### Sourcing SCOTUS from Harvard's [Caselaw Access Project (CAP)](https://case.law/)

Goal: retrieve all opinions written by the Supreme Court for a specified year range.

SCOTUS denies thousands of cases every year, so we can't just grab all SCOTUS documents from CAP for a specified year. We need docket numbers for the cases that granted cert and argued before the court. Here, we source those docket numbers from the [Super-SCOTUS dataset](https://dataverse.harvard.edu/dataset.xhtml?persistentId=doi:10.7910/DVN/POWQIT) [[paper](https://aclanthology.org/2023.nllp-1.20/)].

1. Get docket numbers for the years 1986-2019 from superscotus.
2. For each year, request a small sample (~15) cases from CAP. (waiting on unmetered API access before pulling full set)

**Case issues**
- [Board of Education v. Tom F.](https://cite.case.law/us/552/1/) Here, there was a recusal, and the court split 4-4, leading to a ~2-sentence per curiam opinion saying the lower court was affirmed by default. For some reason, you can't search for this case by docket number (via web or API)
- [Altantic Sounding Co. v. Townsend](https://cite.case.law/us/557/404/): Classified as 11th circuit instead of SCOTUS, so 9009 court filter returns 0 results with this case's docket number

In [None]:
%cd -q ../..

import jsonlines
from collections import defaultdict
import os
import requests

In [None]:
docket_nums_by_year = defaultdict(list)
with jsonlines.open("data/super_scotus/1986_to_2019.jsonl", "r") as f:
    for case in f:
        # Example case id: "1986_84-2022"
        year = case["year"]
        docket_number = case["id"][5:]
        docket_nums_by_year[year].append(docket_number)

In [None]:
fourteen_from_each = []
for year in range(1986,2020):
    fourteen_from_each += docket_nums_by_year[str(year)][:14]

In [None]:
CAP_TOKEN = os.environ["CAP_TOKEN"]
def case_json_by_id(case_id):
    return requests.get(f"https://api.case.law/v1/cases/{case_id}?full_case=true",headers={"Authorization": f"Token {CAP_TOKEN}"}).json()

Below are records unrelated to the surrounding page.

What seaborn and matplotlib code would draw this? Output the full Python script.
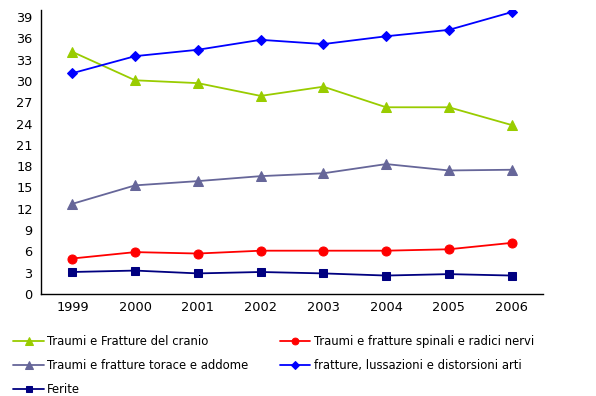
import matplotlib
matplotlib.use("Agg")
import matplotlib.pyplot as plt
import seaborn as sns
import pandas as pd
import numpy as np

years = ["1999", "2000", "2001", "2002", "2003", "2004", "2005", "2006"]

cranio = [34.1, 30.1, 29.7, 27.9, 29.2, 26.3, 26.3, 23.8]
spinali = [5.0, 5.9, 5.7, 6.1, 6.1, 6.1, 6.3, 7.2]
torace = [12.7, 15.3, 15.9, 16.6, 17.0, 18.3, 17.4, 17.5]
arti = [31.1, 33.5, 34.4, 35.8, 35.2, 36.3, 37.2, 39.7]
ferite = [3.1, 3.3, 2.9, 3.1, 2.9, 2.6, 2.8, 2.6]

series = [
    ("Traumi e Fratture del cranio", cranio, "#99CC00", "^", 7),
    ("Traumi e fratture spinali e radici nervi", spinali, "#FF0000", "o", 6.5),
    ("Traumi e fratture torace e addome", torace, "#666699", "^", 7),
    ("fratture, lussazioni e distorsioni arti", arti, "#0000FF", "D", 5.5),
    ("Ferite", ferite, "#000080", "s", 6),
]

sns.set_style("white")
plt.rcParams["font.family"] = ["DejaVu Sans"]
plt.rcParams["text.color"] = "black"
plt.rcParams["xtick.color"] = "black"
plt.rcParams["ytick.color"] = "black"

fig = plt.figure(figsize=(5.96, 3.96), dpi=100)
ax = fig.add_axes([41 / 596, 1 - 294 / 396, (543 - 41) / 596, (294 - 10) / 396])

pos = np.arange(len(years))
handles = {}
for name, vals, color, marker, ms in series:
    df = pd.DataFrame({"x": pos, "y": vals})
    sns.lineplot(data=df, x="x", y="y", ax=ax, color=color, marker=marker,
                 markersize=ms, markeredgecolor=color, linewidth=1.3,
                 label=name, legend=False)
    handles[name] = ax.lines[-1]

ax.set_xlim(-0.5, len(years) - 0.5)
ax.set_ylim(0, 40)
ax.set_yticks(np.arange(0, 40, 3))
ax.set_xticks(np.arange(-0.5, len(years), 1.0))
ax.set_xticklabels([])
ax.set_xticks(pos, minor=True)
ax.set_xticklabels(years, minor=True)
ax.tick_params(axis="x", which="major", direction="out", length=4, width=1, color="black")
ax.tick_params(axis="x", which="minor", length=0, labelsize=9.3, pad=5, labelcolor="black")
ax.tick_params(axis="y", direction="out", length=4, width=1, color="black",
               labelsize=9.3, pad=2, labelcolor="black")
ax.set_xlabel("")
ax.set_ylabel("")
for s in ["top", "right"]:
    ax.spines[s].set_visible(False)
for s in ["left", "bottom"]:
    ax.spines[s].set_color("black")
    ax.spines[s].set_linewidth(1)

order = [series[0][0], series[2][0], series[4][0], series[1][0], series[3][0]]
leg = fig.legend([handles[n] for n in order], order, ncol=2, loc="upper left",
                 bbox_to_anchor=(0.005, 0.18), frameon=False, fontsize=8.4,
                 handlelength=2.6, handletextpad=0.3, columnspacing=2.7,
                 labelspacing=0.95, markerscale=0.75)
for t in leg.get_texts():
    t.set_color("black")

fig.savefig("out.png", dpi=100)
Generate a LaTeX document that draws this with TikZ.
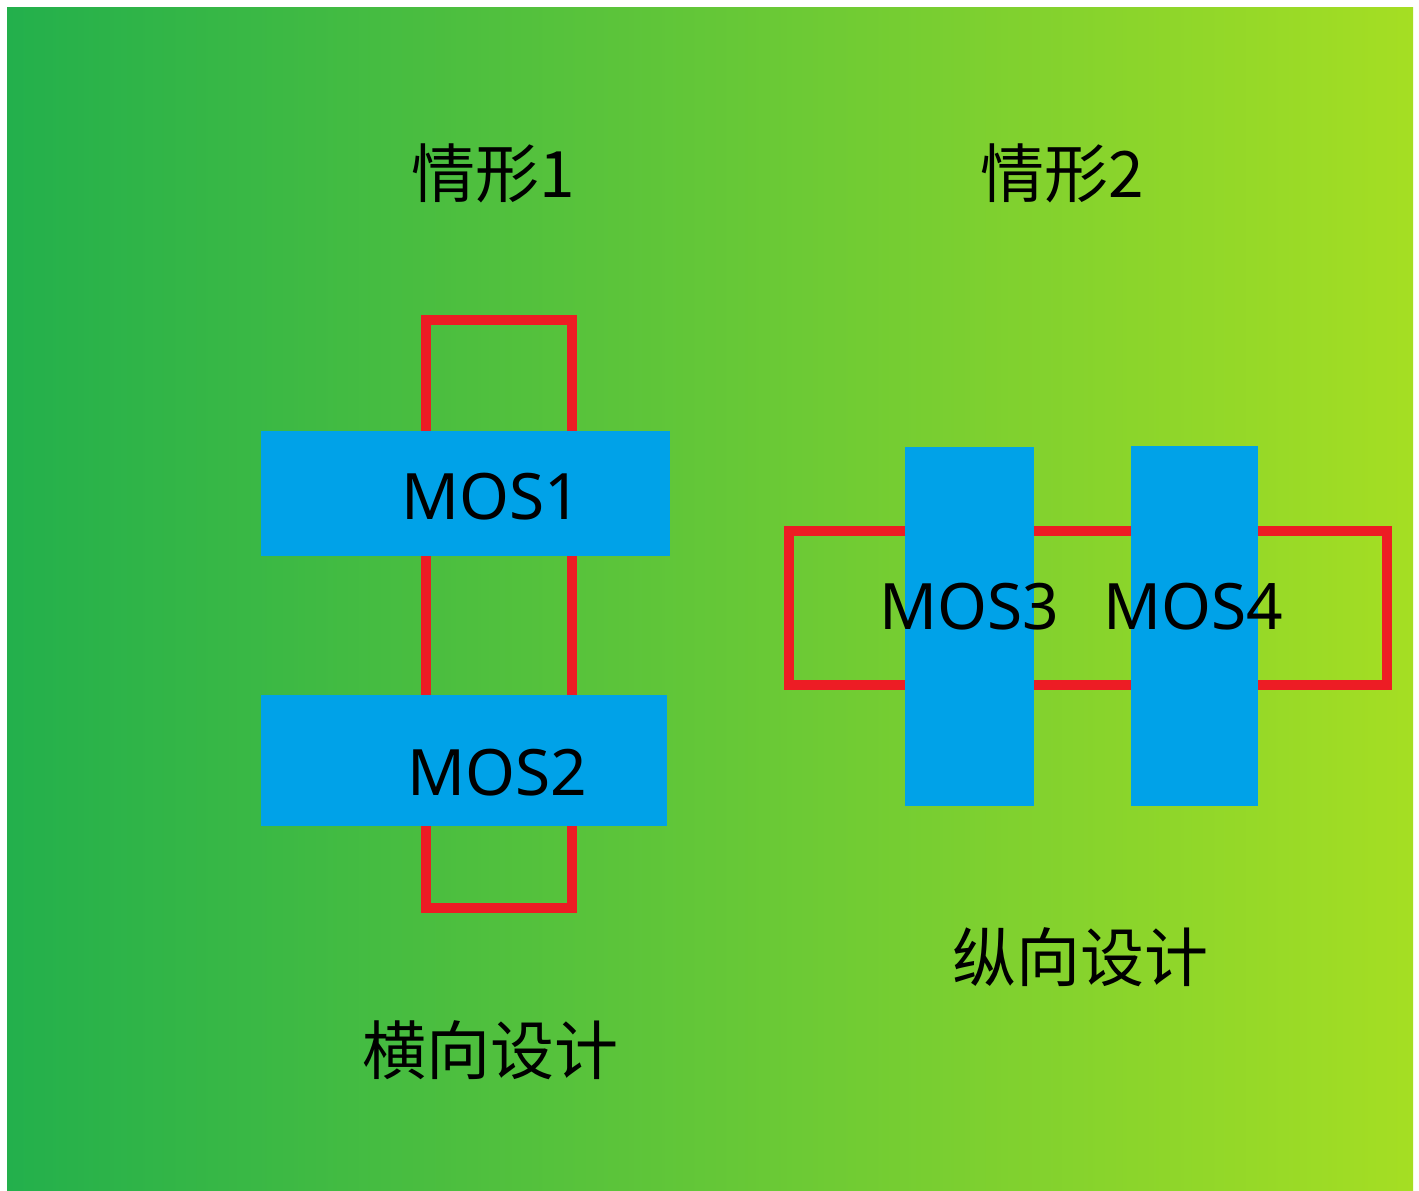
\documentclass[tikz,border=0pt]{standalone}
\usepackage{fontspec}
\setmainfont{Noto Sans}
\newfontfamily\cjk{Noto Sans CJK SC}
\definecolor{bgL}{RGB}{35,176,76}
\definecolor{bgR}{RGB}{165,222,35}
\definecolor{mosblue}{RGB}{0,162,232}
\definecolor{polyred}{RGB}{237,28,36}
\begin{document}
\begin{tikzpicture}[x=1pt,y=-1pt,
  poly/.style={draw=polyred,line width=10pt},
  mos/.style={fill=mosblue,draw=none},
  lbl/.style={font=\fontsize{64}{64}\selectfont,text=black,inner sep=0pt},
  title/.style={font=\cjk\fontsize{64}{64}\selectfont,text=black,inner sep=0pt}]
\useasboundingbox (0,0) rectangle (1419,1191);
\fill[white] (0,0) rectangle (1419,1191);
\shade[left color=bgL,right color=bgR] (7,7) rectangle (1413,1191);
% situation 1
\draw[poly] (425.5,319.5) rectangle (571.5,907.5);
\path[mos] (261,431) rectangle (670,556);
\path[mos] (261,695) rectangle (667,826);
\node[lbl] (m1) at (491,497) {MOS1};
\node[lbl] (m2) at (497,773) {MOS2};
% situation 2
\draw[poly] (789,530.5) rectangle (1386.5,684.5);
\path[mos] (905,447) rectangle (1034,806);
\path[mos] (1131,446) rectangle (1258,806);
\node[lbl] (m3) at (969,607) {MOS3};
\node[lbl] (m4) at (1193,607) {MOS4};
% titles
\node[title] (t1) at (493,173) {情形1};
\node[title] (t2) at (1062,173) {情形2};
\node[title] (d1) at (490,1050) {横向设计};
\node[title] (d2) at (1080,957) {纵向设计};
\end{tikzpicture}
\end{document}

def case_by_docket_number(docket_number):
    return requests.get(f"https://api.case.law/v1/cases?court_id=9009&docket_number={docket_number}", headers={"Authorization": f"Token {CAP_TOKEN}"}).json()

def longest_casebody_in_results(json_response):
    max_word_count = 0
    case_id_to_return = ""
    for case in json_response["results"]:
        word_count = case["analysis"]["word_count"]
        if word_count > max_word_count:
            max_word_count = word_count
            case_id_to_return = case["id"]
    return case_id_to_return

In [None]:
cases = []
data_report = []
for docket_number in fourteen_from_each:
    api_response = case_by_docket_number(docket_number)
    num_results = api_response["count"]
    if num_results == 0:
        # TODO: Error handling
        pass
    else:
        # Make note of the count and which doc we ended up choosing
        case_id = longest_casebody_in_results(api_response)
        case_json = case_json_by_id(case_id)
        # TODO: Decide if the whole json is necessary to save or if we can just get the opinions
        # TODO: Count number of opinions and add
        cases.append(case_json)

In [None]:
target = "data/harvard_cap/14_cases_from_1986_to_2019.jsonl"
with jsonlines.open(target, "w") as f:
    f.write_all(cases)
    print(f"{len(cases)} written to {target}")